- Directed by: Walter Lang
- Written by: Lamar Trotti (screenplay) Elizabeth Reinhardt (adaptation)
- Based on: Burlesque, a 1927 play by Arthur Hopkins George Manker Watters
- Produced by: George Jessel
- Starring: Betty Grable Dan Dailey
- Cinematography: Harry Jackson
- Edited by: Barbara McLean
- Music by: Alfred Newman
- Distributed by: 20th Century Fox
- Release date: November 5, 1948 (San Francisco);
- Running time: 98 minutes
- Country: United States
- Language: English
- Box office: $3.4 million (US rentals)

= When My Baby Smiles at Me (film) =

1948 film by Walter Lang

When My Baby Smiles at Me is a 1948 American musical film directed by Walter Lang and starring Betty Grable and Dan Dailey. Released by 20th Century Fox, it is the third film based on the popular 1927 Broadway play Burlesque, the others being The Dance of Life (1929) and Swing High, Swing Low (1937). When My Baby Smiles at Me is the first (and to date, the only) full Technicolor film version of that play; The Dance of Life had several Technicolor sequences, but they are no longer extant.

Dan Dailey received an Academy Award nomination for Best Actor for his performance, but lost to Laurence Olivier for Hamlet.

==Plot==
Bonny Kane and "Skid" Johnson are vaudeville performers in the 1920s. The two of them suffer marital difficulties when Skid gets an offer to appear on Broadway, while Bonny gets left behind on the road.

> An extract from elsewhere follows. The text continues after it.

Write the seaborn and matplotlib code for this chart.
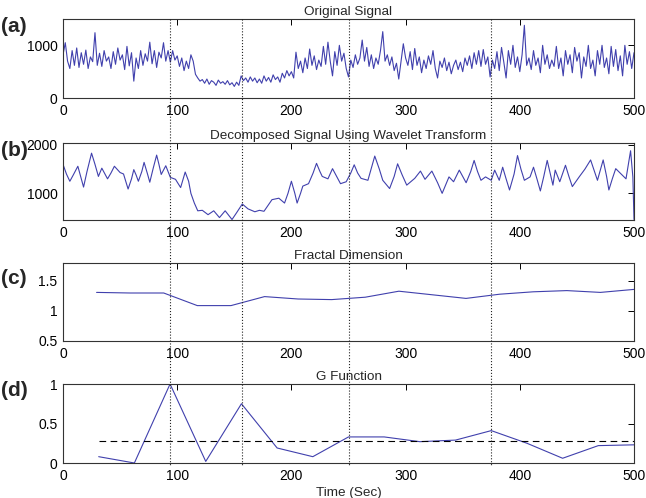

Things get worse with Skid's increasing drinking problem, and the fact that the press has reported him to be spending a lot of time with his pretty co-star.

==Cast==
- Betty Grable as Bonny Kane
- Dan Dailey as "Skid" Johnson
- Jack Oakie as Bozo Evans
- June Havoc as Gussie Evans
- Richard Arlen as Harvey Howell
- James Gleason as Lefty Moore

==Reception==
When My Baby Smiles at Me was 20th Century Fox's highest-grossing film of 1948. Grable had been reigning the box office since the beginning of the 1940s, and scored her biggest triumph with Mother Wore Tights the previous year. It opened at the Fox Theatre in San Francisco and grossed $30,000 for the week. After four weeks it rose to number one at the US box office.

Dailey received an Academy Award nomination for his performance in this film, while Grable did not. In fact many thought she should have at least received an Oscar nomination for Mother Wore Tights.

==Adaptations==
When My Baby Smiles at Me was presented on Screen Directors Playhouse May 5, 1950, with Grable reprising her role from the motion picture.

The film was parodied as "When My Baby Laughs at Me", on The Carol Burnett Show (1975 - Episode 8.18), with Carol Burnett as "Bunny" (Bonnie), Rock Hudson as "Skip" (Skid), and Vicki Lawrence as "Gussie".

It was also referenced in commercials for Peter Paul's No Jelly candy bar (1972).